L’analyse des pratiques devient alors une manière de réfléchir avec tout son être, pas seulement avec des mots.
3. Mieux relier ce qu’on vit à ce qu’on observe
Autre apport de F. Varela : il cherche à faire le lien entre la science du cerveau et ce que chacun ressent intérieurement. C’est ce qu’il appelle la neurophénoménologie.
Appliqué au travail, cela veut dire :
- Le professionnel est un acteur engagé corporellement et émotionnellement dans son environnement.
- Il co-construit le sens de l’action à travers ses interactions avec autrui, les objets, les lieux.
- Son savoir n’est pas uniquement théorique : c’est un savoir incarné, expérientiel, construit par la pratique.

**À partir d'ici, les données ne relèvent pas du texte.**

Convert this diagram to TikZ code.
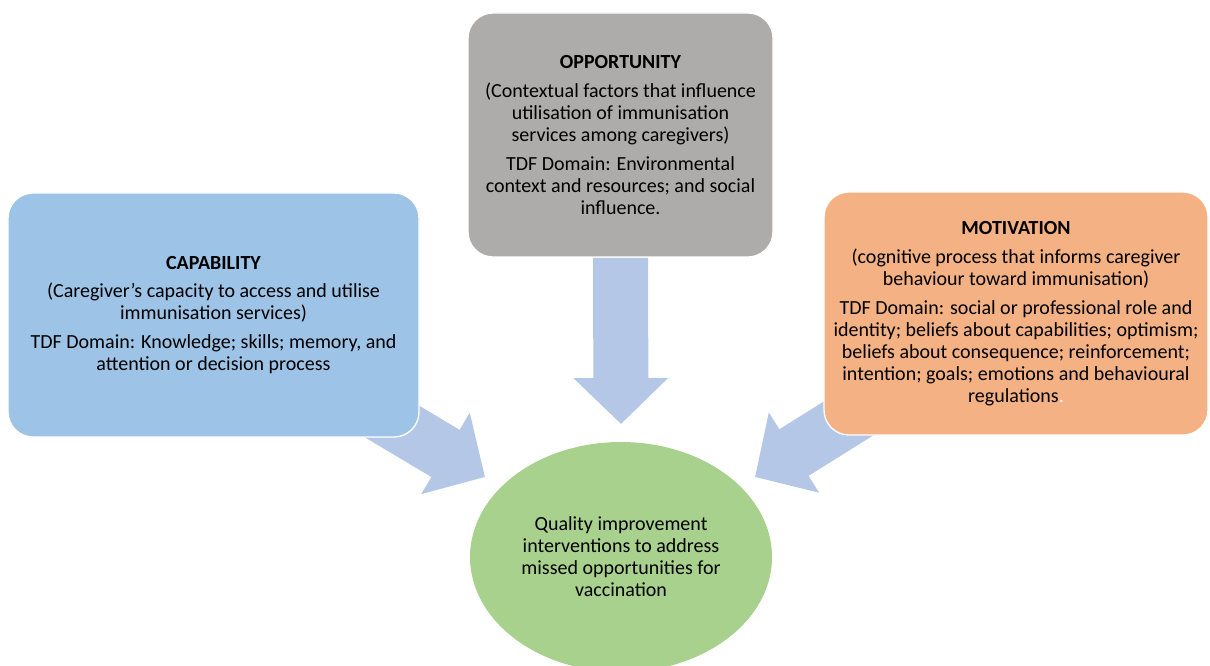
\documentclass[tikz,border=0pt]{standalone}
\usepackage{fontspec}
\setmainfont{Carlito}
\usetikzlibrary{arrows.meta,shapes.geometric,backgrounds}
\definecolor{capblue}{HTML}{9DC3E6}
\definecolor{oppgrey}{HTML}{AEABAB}
\definecolor{motorange}{HTML}{F4B183}
\definecolor{goalgreen}{HTML}{A9D18E}
\definecolor{arrowblue}{HTML}{B4C7E7}

\begin{document}
\begin{tikzpicture}
  [x=0.75pt, y=0.75pt,
   every node/.style={align=center, text=black, font=\fontsize{15}{16.5}\selectfont},
   box/.style={draw=white, line width=1pt, rounded corners=18.75pt, inner sep=0pt},
%   box/.style={draw, rounded corners},
   goal/.style={ellipse, fill=goalgreen, inner sep=0pt,
     minimum width=226.5pt, minimum height=172.5pt},
   bigarrow/.style={draw=arrowblue, line width=41.25pt,
     -{Triangle[width=69pt, length=34.5pt, fill=arrowblue]}} ]
 \useasboundingbox (0,0) rectangle (1210,665);

 \node[box, fill=capblue, minimum width=308.25pt, minimum height=183pt] (cap) at (213.5,350)
   {\textbf{CAPABILITY}\\[5pt]
    (Caregiver’s capacity to access and utilise\\ immunisation services)\\[5pt]
    TDF Domain: Knowledge; skills; memory, and\\ attention or decision process};
 \node[box, fill=oppgrey, minimum width=228.75pt, minimum height=183pt] (opp) at (620.5,530)
   {\textbf{OPPORTUNITY}\\[5pt]
    (Contextual factors that influence\\ utilisation of immunisation\\ services among caregivers)\\[5pt]
    TDF Domain: Environmental\\ context and resources; and social\\ influence.};
 \node[box, fill=motorange, minimum width=288pt, minimum height=182.25pt] (mot) at (1016,351.5)
   {\textbf{MOTIVATION}\\[5pt]
    (cognitive process that informs caregiver\\ behaviour toward immunisation)\\[5pt]
    TDF Domain: social or professional role and\\ identity; beliefs about capabilities; optimism;\\
    beliefs about consequence; reinforcement;\\ intention; goals; emotions and behavioural\\
    regulations{\color{white}.}};
 \node[goal] (qi) at (621,108)
   {Quality improvement\\ interventions to address\\ missed opportunities for\\ vaccination};

 \coordinate (opptip) at (621,241);
 \coordinate (captip) at (485,188);
 \coordinate (mottip) at (755,188);

 \begin{scope}[on background layer]
  \draw[bigarrow] (opp.south) -- (opptip);
  \draw[bigarrow] (cap.center) -- (captip);
  \draw[bigarrow] (mot.center) -- (mottip);
 \end{scope}
\end{tikzpicture}
\end{document}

4. Une autre façon d’explorer sa pratique
Dans les dispositifs d’analyse des pratiques, l’énaction invite à :
- Porter attention aux gestes, aux postures, aux ressentis du professionnel.
- Ne pas séparer le corps, l’esprit et l’environnement dans l’analyse.
- Encourager des approches qui reconnaissent la dimension corporelle, émotionnelle et relationnelle de la pratique.
Plutôt que d’imposer des grilles extérieures d’analyse, il s’agit de partir de l’expérience pour aller vers la compréhension, selon une logique émergente. L’énaction nous rappelle que comprendre, c’est aussi percevoir, ressentir et agir.
5. Conclusion : devenir un praticien curieux et attentif
S’inspirer de F. Varela, c’est promouvoir une posture de praticien réflexif, ou plutôt, de praticien-enquêteur : un professionnel attentif à ce qu’il vit, à ce qu’il fait, et à la manière dont cela résonne dans un monde relationnel et vivant.
L’énaction offre un cadre riche pour repenser la formation, le travail en équipe, la supervision et l’analyse des pratiques : plus humain, plus sensible, plus fidèle à la réalité de l’agir.